Last month, at John Jay College in New York City, Governor Andrew Cuomo announced the state’s new “red flag” gun law, which will make it easier for officials to confiscate guns from people deemed an “extreme risk” to themselves or others. Joining Cuomo was House Speaker Nancy Pelosi, who described the law as imperative to “the survival of our children.” Cuomo said that when it comes to gun violence, “something has to be done because we are literally losing human life.” Cuomo and Pelosi invoked mass shootings to explain why the red-flag law is necessary.

But mass shootings on the order of Sandy Hook and Parkland, while horrible, are not typical of most of America’s gun violence. More often, shootings are committed by individuals already legally prohibited from carrying the firearms they used. Most U.S. shootings resemble what New Yorkers saw in the Bronx last month. On February 22—three days before Cuomo signed the red-flag bill— Edgar Garcia, a 16-year-old gang member, according to the NYPD, opened fire on a crowded street in broad daylight, nearly hitting a little girl. The shooting was caught on video, leading to Garcia’s prompt arrest. A few days later, Garcia posted $10,000 bail; he’s back on the street.

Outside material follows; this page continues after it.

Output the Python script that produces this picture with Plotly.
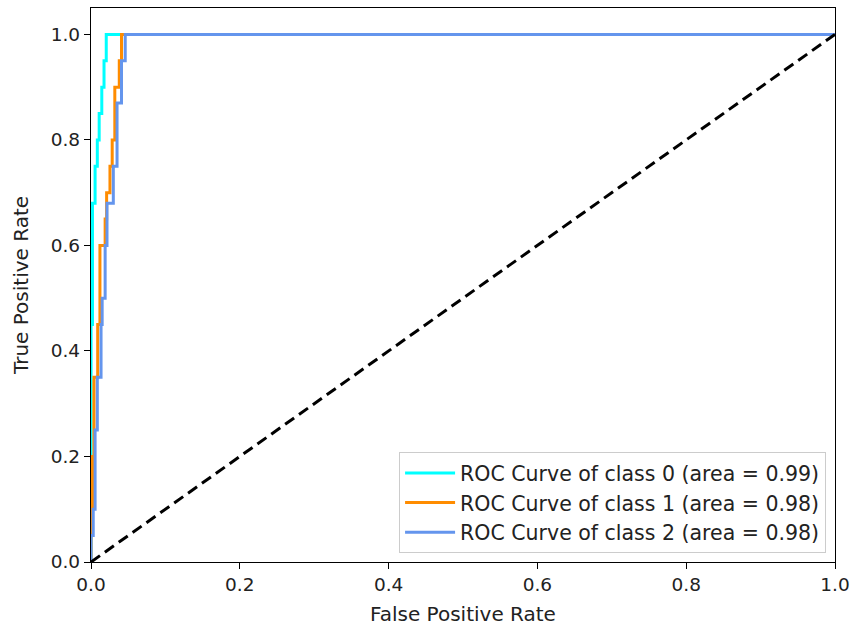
import plotly.graph_objects as go

# ROC corner points (used with horizontal-then-vertical steps)
fpr_class0 = [0.0, 0.0, 0.002, 0.0055, 0.0085, 0.011, 0.0145, 0.0175, 0.0205, 1.0]
tpr_class0 = [0.0, 0.45, 0.68, 0.75, 0.80, 0.85, 0.90, 0.95, 1.0, 1.0]

fpr_class1 = [0.0, 0.0, 0.002, 0.004, 0.009, 0.012, 0.019, 0.021, 0.0255, 0.0285, 0.032, 0.038, 0.041, 1.0]
tpr_class1 = [0.0, 0.10, 0.20, 0.35, 0.45, 0.60, 0.65, 0.70, 0.75, 0.80, 0.90, 0.95, 1.0, 1.0]

fpr_class2 = [0.0, 0.0, 0.003, 0.0055, 0.0085, 0.0135, 0.015, 0.019, 0.0215, 0.030, 0.035, 0.041, 0.046, 1.0]
tpr_class2 = [0.0, 0.05, 0.10, 0.25, 0.35, 0.45, 0.50, 0.60, 0.68, 0.75, 0.87, 0.95, 1.0, 1.0]

areas = [0.99, 0.98, 0.98]
colors = ["#00FFFF", "#FF8C00", "#6495ED"]
chance_x = [0.0, 1.0]
chance_y = [0.0, 1.0]
tick_vals = [0.0, 0.2, 0.4, 0.6, 0.8, 1.0]
tick_text = ["0.0", "0.2", "0.4", "0.6", "0.8", "1.0"]

FONT = "DejaVu Sans"

fig = go.Figure()
series = [(fpr_class0, tpr_class0), (fpr_class1, tpr_class1), (fpr_class2, tpr_class2)]
for i, (fx, ty) in enumerate(series):
    fig.add_trace(go.Scatter(
        x=fx, y=ty, mode="lines", line_shape="hv",
        line=dict(color=colors[i], width=3),
        name=f"ROC Curve of class {i} (area = {areas[i]:.2f})",
    ))

fig.add_trace(go.Scatter(
    x=chance_x, y=chance_y, mode="lines",
    line=dict(color="black", width=3, dash="11px,6px"),
    showlegend=False,
))

axis_common = dict(
    showline=True, linecolor="black", linewidth=1.3, mirror=True,
    ticks="outside", ticklen=6, tickwidth=1.3, tickcolor="black",
    showgrid=False, zeroline=False, automargin=False,
    tickvals=tick_vals, ticktext=tick_text,
    tickfont=dict(family=FONT, size=18.5, color="#222222"),
)

fig.update_layout(
    width=854, height=628,
    margin=dict(l=91, r=19, t=8, b=66),
    paper_bgcolor="white", plot_bgcolor="white",
    font=dict(family=FONT, size=20, color="#222222"),
    xaxis=dict(range=[0, 1.0], title=dict(text="False Positive Rate", font=dict(family=FONT, size=20), standoff=12), **axis_common),
    yaxis=dict(range=[0, 1.05], title=dict(text="True Positive Rate", font=dict(family=FONT, size=20), standoff=16), **axis_common),
    legend=dict(
        x=0.988, y=0.016, xanchor="right", yanchor="bottom",
        bgcolor="rgba(255,255,255,0.8)", bordercolor="#cccccc", borderwidth=1,
        font=dict(family=FONT, size=20.5, color="#222222"),
        itemwidth=50,
    ),
)

fig.write_html("out.html")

Garcia’s case might get transferred to family court, where any sentence is likely to be much less severe, thanks to New York’s Raise the Age law, which Cuomo signed in 2017. Not long after Raise the Age went into effect, 17-year-old Frank Valencia was, per the New York Post, given probation and youthful-offender status in a case “involving his possession of a semi-automatic handgun, 300 rounds of ammunition plus a machete and a set of brass knuckles.” A week after his release, Valencia shot a female police officer in the face, at point-blank range.

Pelosi and Cuomo have been vocal supporters of “sanctuary” policies that prohibit cities and states from working with federal immigration officials to identify criminal illegal aliens eligible for deportation. That support had consequences on Super Bowl Sunday, when Queens subway riders ran for cover after what started as a fistfight ended with a deadly mid-afternoon shooting. The alleged triggerman—an illegal immigrant and MS-13 member with a history of arrests—was, it turns out, free on $2,500 bail at the time of the shooting. He had been indicted (along with 11 others) on conspiracy charges a few months earlier.

In each of these cases, violent criminals were set free and then went on to commit violent crimes with guns. The legality or illegality of guns was not the issue in any of these crimes, because none of the perpetrators was legally allowed to possess a firearm. The real question is why they were let loose.

In cities across the country, most serious violent crimes—especially gun crimes—are committed by repeat offenders. In Chicago, someone arrested for a homicide or shooting in 2015–2016 had, on average, “nearly 12 prior arrests, with almost 45 percent [of those offenders] having had more than 10 prior arrests,” according to the University of Chicago Crime Lab. In Baltimore, “85 percent of the 118 murder suspects identified by police [in 2017] had prior criminal records,” according to the Baltimore Sun. The Sun also found that “the average homicide suspect . . . had 9 previous arrests on his record” and that “nearly 36 percent were on parole or probation.” A Bureau of Justice Statistics report on violent felons convicted in America’s 75 largest counties between 1990 and 2002 found that “Seventy percent of violent felons had a prior arrest record, and 57 percent had at least one prior arrest for a felony.”

Despite these numbers, liberals and progressives continue to call for more leniency for criminals, which would erode the benefits—above all, incapacitation—that current incarceration practices provide. After every mass shooting, Democratic politicians demonize conservatives for their opposition to gun-control measures. But the Left’s staunch opposition to incapacitating violent and repeat offenders casts doubt on how serious these gun-control advocates are about stopping gun violence.